> [Requirements]
Scan the records for the string "that"; copy each line where it occurs.

> [Material shown]
— Begin —

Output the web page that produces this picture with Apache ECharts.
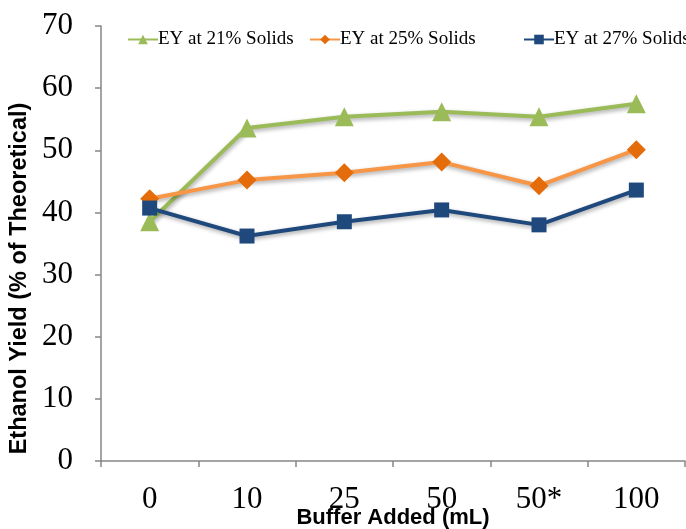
<!DOCTYPE html>
<html><head><meta charset="utf-8">
<script src="https://cdn.jsdelivr.net/npm/echarts@6/dist/echarts.min.js"></script>
<style>html,body{margin:0;padding:0;background:#fff}#c{width:686px;height:529px}</style>
</head><body><div id="c"></div>
<script>
const categories = ['0', '10', '25', '50', '50*', '100'];
const ey21 = [38.5, 53.6, 55.4, 56.2, 55.4, 57.5];
const ey25 = [42.2, 45.2, 46.4, 48.1, 44.3, 50.1];
const ey27 = [40.7, 36.2, 38.5, 40.4, 38.0, 43.6];
const seriesNames = ['EY at 21% Solids', 'EY at 25% Solids', 'EY at 27% Solids'];

const chart = echarts.init(document.getElementById('c'));
const serif = 'Liberation Serif';
const shadow = {shadowColor: 'rgba(0,0,0,0.35)', shadowBlur: 4, shadowOffsetX: 1, shadowOffsetY: 2};
function legend(name, left) {
  return {data: [name], left: left, top: 25, itemWidth: 30, itemHeight: 12, itemGap: 0,
    textStyle: {fontFamily: serif, fontSize: 19, color: '#000', padding: [0,0,0,-5]}};
}
chart.setOption({
  animation: false,
  legend: [legend(seriesNames[0], 122), legend(seriesNames[1], 304), legend(seriesNames[2], 518)],
  grid: {left: 101, right: 1, top: 26, bottom: 68, containLabel: false, outerBoundsMode: 'none'},
  xAxis: {
    type: 'category', data: categories, boundaryGap: true,
    axisLine: {lineStyle: {color: '#868686', width: 1.5}},
    axisTick: {show: true, length: 6, lineStyle: {color: '#868686', width: 1.5}},
    axisLabel: {fontFamily: serif, fontSize: 31, color: '#000', margin: 23},
    name: 'Buffer Added (mL)', nameLocation: 'middle', nameGap: 46, nameMoveOverlap: false,
    nameTextStyle: {fontFamily: 'Liberation Sans', fontWeight: 'bold', fontSize: 22, color: '#000'}
  },
  yAxis: {
    type: 'value', min: 0, max: 70, interval: 10,
    splitLine: {show: false},
    axisLine: {show: true, lineStyle: {color: '#868686', width: 1.5}},
    axisTick: {show: true, length: 6, lineStyle: {color: '#868686', width: 1.5}},
    axisLabel: {fontFamily: serif, fontSize: 31, color: '#000', margin: 28},
    name: 'Ethanol Yield (% of Theoretical)', nameLocation: 'middle', nameGap: 67, nameRotate: 90,
    nameTextStyle: {fontFamily: 'Liberation Sans', fontWeight: 'bold', fontSize: 23.5, color: '#000', padding: [0, 70, 0, 0]}
  },
  series: [
    {name: seriesNames[0], type: 'line', data: ey21, symbol: 'triangle', symbolSize: 19,
     lineStyle: Object.assign({color: '#9BBB59', width: 4}, shadow),
     itemStyle: {color: '#9BBB59'}},
    {name: seriesNames[1], type: 'line', data: ey25, symbol: 'diamond', symbolSize: 19,
     lineStyle: Object.assign({color: '#F79646', width: 4}, shadow),
     itemStyle: {color: '#E46C0A'}},
    {name: seriesNames[2], type: 'line', data: ey27, symbol: 'rect', symbolSize: 15,
     lineStyle: Object.assign({color: '#1F497D', width: 4}, shadow),
     itemStyle: {color: '#1F497D'}}
  ]
});
</script></body></html>
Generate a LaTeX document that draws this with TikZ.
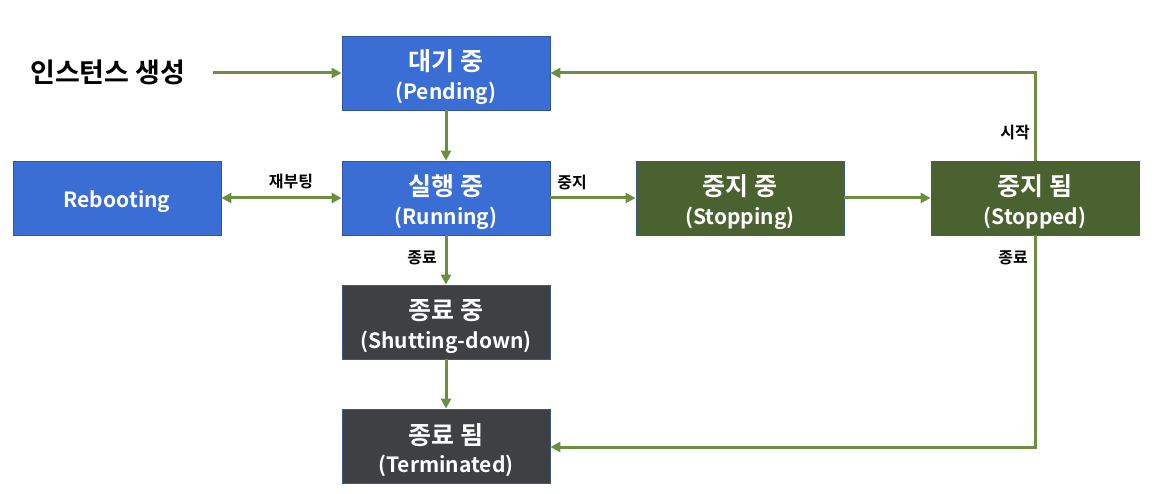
\documentclass[tikz,border=0pt]{standalone}
\usepackage{fontspec}
\setmainfont{Noto Sans CJK KR}[BoldFont={* Bold}]
\newfontfamily\kr{Noto Sans CJK KR Bold}
\usetikzlibrary{arrows.meta}
\definecolor{boxblue}{HTML}{3B6ED5}
\definecolor{boxblueline}{HTML}{2F55A0}
\definecolor{boxgreen}{HTML}{4A6230}
\definecolor{boxgreenline}{HTML}{3A5A80}
\definecolor{boxgray}{HTML}{3F4043}
\definecolor{arrowgreen}{HTML}{6B8F3E}
\tikzset{
  state/.style={draw, line width=0.8pt, minimum width=208pt, minimum height=74pt,
    inner sep=0pt, align=center, text=white, font=\kr},
  bluebox/.style={state, fill=boxblue, draw=boxblueline},
  greenbox/.style={state, fill=boxgreen, draw=boxgreenline},
  graybox/.style={state, fill=boxgray, draw=boxgreenline},
  conn/.style={draw=arrowgreen, line width=3pt, -{Triangle[length=10pt,width=10pt]}},
  lbl/.style={font=\kr\fontsize{16}{18}\selectfont, text=black, inner sep=0pt},
}
\newcommand{\twol}[2]{{\fontsize{25}{30}\selectfont\rule{0pt}{29pt}#1}\\[8pt]{\fontsize{21}{30}\selectfont #2}}
\begin{document}
\begin{tikzpicture}[x=1pt,y=-1pt]
\useasboundingbox[fill=white] (0,0) rectangle (1160,494);
\node[bluebox] (pend) at (446,73) {\twol{대기 중}{(Pending)}};
\node[bluebox] (run) at (446,198) {\twol{실행 중}{(Running)}};
\node[bluebox, font=\kr\fontsize{21}{24}\selectfont] (reb) at (117,198) {\rule{0pt}{25pt}Rebooting};
\node[greenbox] (stopping) at (740,198) {\twol{중지 중}{(Stopping)}};
\node[greenbox] (stopped) at (1035,198) {\twol{중지 됨}{(Stopped)}};
\node[graybox] (shut) at (446,322) {\twol{종료 중}{(Shutting-down)}};
\node[graybox] (term) at (446,446) {\twol{종료 됨}{(Terminated)}};
\node[font=\kr\fontsize{27}{30}\selectfont, text=black, anchor=west, inner sep=0pt] (create) at (30,72) {인스턴스 생성};
\coordinate (cstart) at (213,73);
\coordinate (ctop) at (1035,73);
\coordinate (cbot) at (1035,447);

\draw[conn] (cstart) -- (pend.west |- cstart);
\draw[conn] (pend) -- (run);
\draw[conn, {Triangle[length=10pt,width=10pt]}-{Triangle[length=10pt,width=10pt]}] (reb) -- (run);
\draw[conn] (run) -- (stopping);
\draw[conn] (stopping) -- (stopped);
\draw[conn] (stopped.north) -- (ctop) -- (pend.east |- ctop);
\draw[conn] (stopped.south) -- (cbot) -- (term.east |- cbot);
\draw[conn] (run) -- (shut);
\draw[conn] (shut) -- (term);

\node[lbl] (l1) at (291,182) {재부팅};
\node[lbl] (l2) at (572,183) {중지};
\node[lbl] (l3) at (1015,133) {시작};
\node[lbl] (l4) at (1013,258) {종료};
\node[lbl] (l5) at (422,258) {종료};
\end{tikzpicture}
\end{document}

— End —

> [Exercise result]
Output the web page that produces this picture with Apache ECharts.
Generate a LaTeX document that draws this with TikZ.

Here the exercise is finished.